Cascading Ridges, Great Smoky Mountains National Park

Great Smoky Mountains National Park, © 2013 Chris Nicholson

Top 5 National Parks for Photographing…


Mountains have long served as a primary subject and an inspiring backdrop for landscape photographers. They are photogenic in all their forms: jagged or weatherworn, rocky or forested, dry or snowy. And the U.S. national park system comprises some of the best mountain scenery in the country.

1. Kings Canyon National Park

Lest you need proof of the photographic potential of Kings Canyon, just know this: Ansel Adams was instrumental in it being named a national park, preserving it for the cameras of countless generations to come. The park’s best Sierra Nevada landscapes are found in the remote eastern section, in a backcountry accessible by such iconic walks as the John Muir Trail and Pacific Crest Trail, and the Woods Creek Trail through Paradise Valley.

2. Rocky Mountain National Park

Nestled high in the heart of the Rocky Mountains range and straddling the Continental Divide, Rocky Mountain National Park contains sixty 12,000-foot-plus peaks. In between are glacier-made valleys and tundra, many with placid alpine lakes perfect for photographing reflections of the snow-capped mountains. The Bear Lake region is great for finding many of these features among a network of moderate day-hike trails.

3. Gates of the Arctic National Park & Preserve

The northernmost park in the U.S. protects a portion of the Brooks Range, the northernmost portion of the Rocky Mountains. Within lie mountains ranging from 4,000 to 7,000 feet, flanked by foothills to the south and Arctic tundra to the north. Two of the park’s more famous peaks are the proximate Frigid Crags and Boreal Mountain, which form the “Gates of the Arctic,” as named by early-20th century explorer Robert Marshall.

4. North Cascades National Park

The least visited park in Washington state, and one of the least visited overall, North Cascades is a showcase of some of the best mountain scenery offered by the Cascade Range. Its nickname, in fact, is “the American Alps.” Moreover, much the scenery is more accessible than at some other alpine parks. Particularly noteworthy is the aptly named Artist Point and the surrounding area.

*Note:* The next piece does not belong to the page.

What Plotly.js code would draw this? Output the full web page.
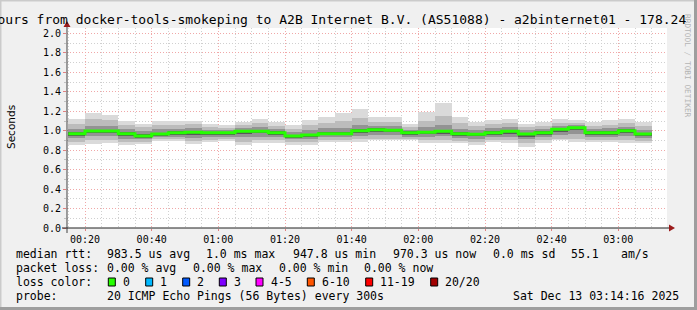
<!DOCTYPE html>
<html><head><meta charset="utf-8">
<script src="https://cdn.plot.ly/plotly-3.0.1.min.js"></script>
<style>html,body{margin:0;padding:0;background:#f0f0f0;}#chart{width:697px;height:310px;}</style>
</head><body><div id="chart"></div>
<script>
const day = '2025-12-13 ';
const barStart = ['00:15','00:20','00:25','00:30','00:35','00:40','00:45','00:50','00:55','01:00',
  '01:05','01:10','01:15','01:20','01:25','01:30','01:35','01:40','01:45','01:50',
  '01:55','02:00','02:05','02:10','02:15','02:20','02:25','02:30','02:35','02:40',
  '02:45','02:50','02:55','03:00','03:05'];
const barEnd = '03:10';
// values in ms
const medianRtt = [0.970,0.998,0.998,0.968,0.947,0.967,0.980,0.985,0.980,0.978,
  0.995,0.995,0.980,0.947,0.957,0.970,0.970,1.000,1.010,1.005,
  0.980,0.985,0.995,0.970,0.965,0.980,0.995,0.967,0.980,1.015,
  1.030,0.980,0.980,1.000,0.967];
const maxRtt = [1.125,1.180,1.160,1.100,1.070,1.100,1.100,1.100,1.070,1.056,
  1.090,1.120,1.090,1.056,1.115,1.140,1.180,1.220,1.140,1.140,
  1.070,1.190,1.285,1.140,1.090,1.110,1.120,1.070,1.090,1.120,
  1.110,1.090,1.110,1.120,1.085];
const minRtt = [0.850,0.860,0.870,0.850,0.860,0.895,0.895,0.860,0.885,0.895,
  0.850,0.870,0.875,0.850,0.850,0.885,0.885,0.885,0.900,0.900,
  0.900,0.875,0.870,0.870,0.850,0.885,0.870,0.835,0.875,0.900,
  0.885,0.885,0.885,0.870,0.870];
const upper85 = [1.070,1.120,1.110,1.060,1.040,1.060,1.060,1.070,1.040,1.030,
  1.060,1.080,1.050,1.020,1.060,1.080,1.100,1.130,1.090,1.090,
  1.040,1.100,1.150,1.080,1.050,1.070,1.080,1.040,1.050,1.080,
  1.080,1.050,1.060,1.080,1.050];
const lower15 = [0.885,0.900,0.900,0.880,0.880,0.910,0.915,0.890,0.905,0.910,
  0.885,0.900,0.900,0.880,0.880,0.905,0.905,0.910,0.920,0.920,
  0.915,0.900,0.900,0.895,0.880,0.905,0.900,0.870,0.900,0.920,
  0.910,0.905,0.905,0.900,0.895];
const upper70 = [1.020,1.050,1.045,1.015,1.000,1.015,1.020,1.030,1.010,1.005,
  1.030,1.040,1.015,0.990,1.010,1.025,1.030,1.055,1.050,1.045,
  1.010,1.040,1.060,1.020,1.010,1.025,1.040,1.005,1.020,1.050,
  1.060,1.020,1.025,1.040,1.010];
const lower30 = [0.930,0.945,0.945,0.920,0.910,0.935,0.940,0.930,0.935,0.940,
  0.935,0.940,0.935,0.910,0.915,0.935,0.935,0.950,0.955,0.955,
  0.940,0.940,0.945,0.930,0.915,0.935,0.940,0.915,0.935,0.960,
  0.965,0.935,0.940,0.945,0.925];
const upper55 = [0.985,1.012,1.010,0.982,0.962,0.980,0.993,0.998,0.992,0.990,
  1.008,1.010,0.993,0.960,0.970,0.984,0.985,1.014,1.024,1.018,
  0.993,0.999,1.010,0.984,0.978,0.993,1.009,0.980,0.993,1.028,
  1.043,0.993,0.994,1.014,0.980];
const lower45 = [0.950,0.975,0.975,0.945,0.928,0.950,0.960,0.960,0.958,0.958,
  0.970,0.972,0.958,0.928,0.935,0.952,0.952,0.978,0.985,0.982,
  0.960,0.962,0.970,0.950,0.942,0.958,0.970,0.940,0.958,0.990,
  1.005,0.958,0.960,0.975,0.945];
const yTicks = [0,0.2,0.4,0.6,0.8,1.0,1.2,1.4,1.6,1.8,2.0];
const lossLabels = ['0','1','2','3','4-5','6-10','11-19','20/20'];
const lossColors = ['#26ff00','#00b8ff','#0059ff','#7e00ff','#ff00ff','#ff5500','#ff0000','#a10000'];

const L=67,R=667,T=28,B=228,W=R-L,H=B-T;
const px=x=>(x-L)/W, py=y=>(B-y)/H;
const xs = barStart.map(t=>day+t);
const mono='DejaVu Sans Mono';

function band(hi,lo,color){
  return {type:'bar',x:xs,base:lo,y:hi.map((v,i)=>v-lo[i]),width:300000,offset:0,
    marker:{color:color,line:{width:0}},hoverinfo:'skip',showlegend:false};
}
const traces=[
  band(maxRtt,minRtt,'#dadada'),
  band(upper85,lower15,'#bcbcbc'),
  band(upper70,lower30,'#939393'),
  band(upper55,lower45,'#585858'),
  {type:'scatter',mode:'lines',x:xs.concat([day+barEnd]),y:medianRtt.concat([medianRtt[medianRtt.length-1]]),
   line:{shape:'hv',color:'#26ff00',width:3},hoverinfo:'skip',showlegend:false}
];

const shapes=[];
const ann=[];
function txt(x,y,t,opt){ann.push(Object.assign({xref:'paper',yref:'paper',x:px(x),y:py(y),text:t,showarrow:false,
  xanchor:'left',yanchor:'middle',borderpad:0,borderwidth:0,font:{family:mono,size:11.5,color:'#000'}},opt||{}));}
// title
txt(-26,19,'3 Hours from docker-tools-smokeping to A2B Internet B.V. (AS51088) - a2binternet01 - 178.24',{font:{family:mono,size:13,color:'#000'}});
// y title
ann.push({xref:'paper',yref:'paper',x:px(11),y:py(127),text:'Seconds',showarrow:false,textangle:-90,
  xanchor:'center',yanchor:'middle',font:{family:'DejaVu Sans',size:10.5,color:'#000'}});
// rrdtool credit
ann.push({xref:'paper',yref:'paper',x:px(687),y:py(66),text:'RRDTOOL / TOBI OETIKER',showarrow:false,textangle:90,
  xanchor:'center',yanchor:'middle',font:{family:mono,size:7.8,color:'#b4b4b4'}});
// legend lines
txt(15.5,254,'median rtt:'); txt(106.6,254,'983.5 us avg'); txt(206,254,'1.0 ms max'); txt(292.7,254,'947.8 us min');
txt(392.6,254,'970.3 us now'); txt(492.6,254,'0.0 ms sd'); txt(571,254,'55.1'); txt(621,254,'am/s');
txt(15.5,268,'packet loss:'); txt(106.6,268,'0.00 % avg'); txt(192.6,268,'0.00 % max'); txt(278.6,268,'0.00 % min'); txt(364.3,268,'0.00 % now');
txt(15.5,282,'loss color:');
const boxX=[108.3,145.7,182.7,219.3,256,307.3,365.7,430.7];
lossLabels.forEach((l,i)=>{
  shapes.push({type:'rect',xref:'paper',yref:'paper',x0:px(boxX[i]),x1:px(boxX[i]+7),y0:py(286),y1:py(278),
    fillcolor:lossColors[i],line:{color:'#000',width:1}});
  txt(boxX[i]+14.5,282,l);
});
txt(15.5,296,'probe:'); txt(106.6,296,'20 ICMP Echo Pings (56 Bytes) every 300s'); txt(512.7,296,'Sat Dec 13 03:14:16 2025');

// axes lines & arrows
shapes.push({type:'line',xref:'paper',yref:'paper',x0:px(67),x1:px(67),y0:py(233),y1:py(25),line:{color:'#404040',width:1}});
shapes.push({type:'line',xref:'paper',yref:'paper',x0:px(62),x1:px(671),y0:py(228),y1:py(228),line:{color:'#202020',width:1}});
shapes.push({type:'path',xref:'paper',yref:'paper',path:`M ${px(63.5)} ${py(27)} L ${px(70.5)} ${py(27)} L ${px(67)} ${py(21)} Z`,fillcolor:'#9b1b1b',line:{width:0}});
shapes.push({type:'path',xref:'paper',yref:'paper',path:`M ${px(669)} ${py(224.5)} L ${px(669)} ${py(231.5)} L ${px(675)} ${py(228)} Z`,fillcolor:'#9b1b1b',line:{width:0}});
// image border
shapes.push({type:'rect',xref:'paper',yref:'paper',x0:px(0),x1:px(697),y0:py(1.5),y1:py(0),line:{width:0},fillcolor:'#cbcbcb'});
shapes.push({type:'rect',xref:'paper',yref:'paper',x0:px(0),x1:px(1.5),y0:py(310),y1:py(0),line:{width:0},fillcolor:'#cbcbcb'});
shapes.push({type:'rect',xref:'paper',yref:'paper',x0:px(694),x1:px(697),y0:py(310),y1:py(0),line:{width:0},fillcolor:'#9e9e9e'});
shapes.push({type:'rect',xref:'paper',yref:'paper',x0:px(0),x1:px(697),y0:py(310),y1:py(307),line:{width:0},fillcolor:'#9e9e9e'});

const layout={
  width:697,height:310,margin:{l:L,r:697-R,t:T,b:310-B,pad:0},
  paper_bgcolor:'#f0f0f0',plot_bgcolor:'#ffffff',
  barmode:'overlay',bargap:0,showlegend:false,
  xaxis:{type:'date',range:[day+'00:14:36',day+'03:14:36'],tick0:day+'00:20',dtick:1200000,tickformat:'%H:%M',
    showgrid:true,gridcolor:'#f0a8a8',griddash:'1px,2px',gridwidth:1,zeroline:false,showline:false,
    ticks:'outside',ticklen:2,tickcolor:'#e08080',tickfont:{family:mono,size:10,color:'#000'},
    minor:{dtick:300000,tick0:day+'00:00',showgrid:true,gridcolor:'#d0d0d0',griddash:'1px,2px',gridwidth:1},
    fixedrange:true},
  yaxis:{range:[0,2.056],tickvals:yTicks,tickformat:'.1f',ticksuffix:' m',
    showgrid:true,gridcolor:'#f0a8a8',griddash:'1px,2px',gridwidth:1,zeroline:false,showline:false,
    ticks:'outside',ticklen:3,tickcolor:'#e08080',tickfont:{family:mono,size:10,color:'#000'},
    minor:{dtick:0.1,tick0:0,showgrid:true,gridcolor:'#d0d0d0',griddash:'1px,2px',gridwidth:1,ticks:'outside',ticklen:2,tickcolor:'#c0c0c0'},
    fixedrange:true},
  shapes:shapes,annotations:ann
};
Plotly.newPlot('chart',traces,layout,{staticPlot:true,displayModeBar:false});
</script></body></html>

5. Great Smoky Mountains National Park

The east coast also offers great mountain scenes, particularly in Great Smoky Mountains. The name is derived from the often smoky appearance of the landscape, a phenomenon caused by the massive volume of moisture evaporating from the forests. From many vantage points in the park, most notably from the top of 6,643-foot Clingmans Dome, you can photograph a seemingly endless array of ridges and gentles peaks cascading into the horizon.

Editor’s note: If I didn’t include your favorite mountain-photography park in this Top 5 list, please be assured it that was No. 6.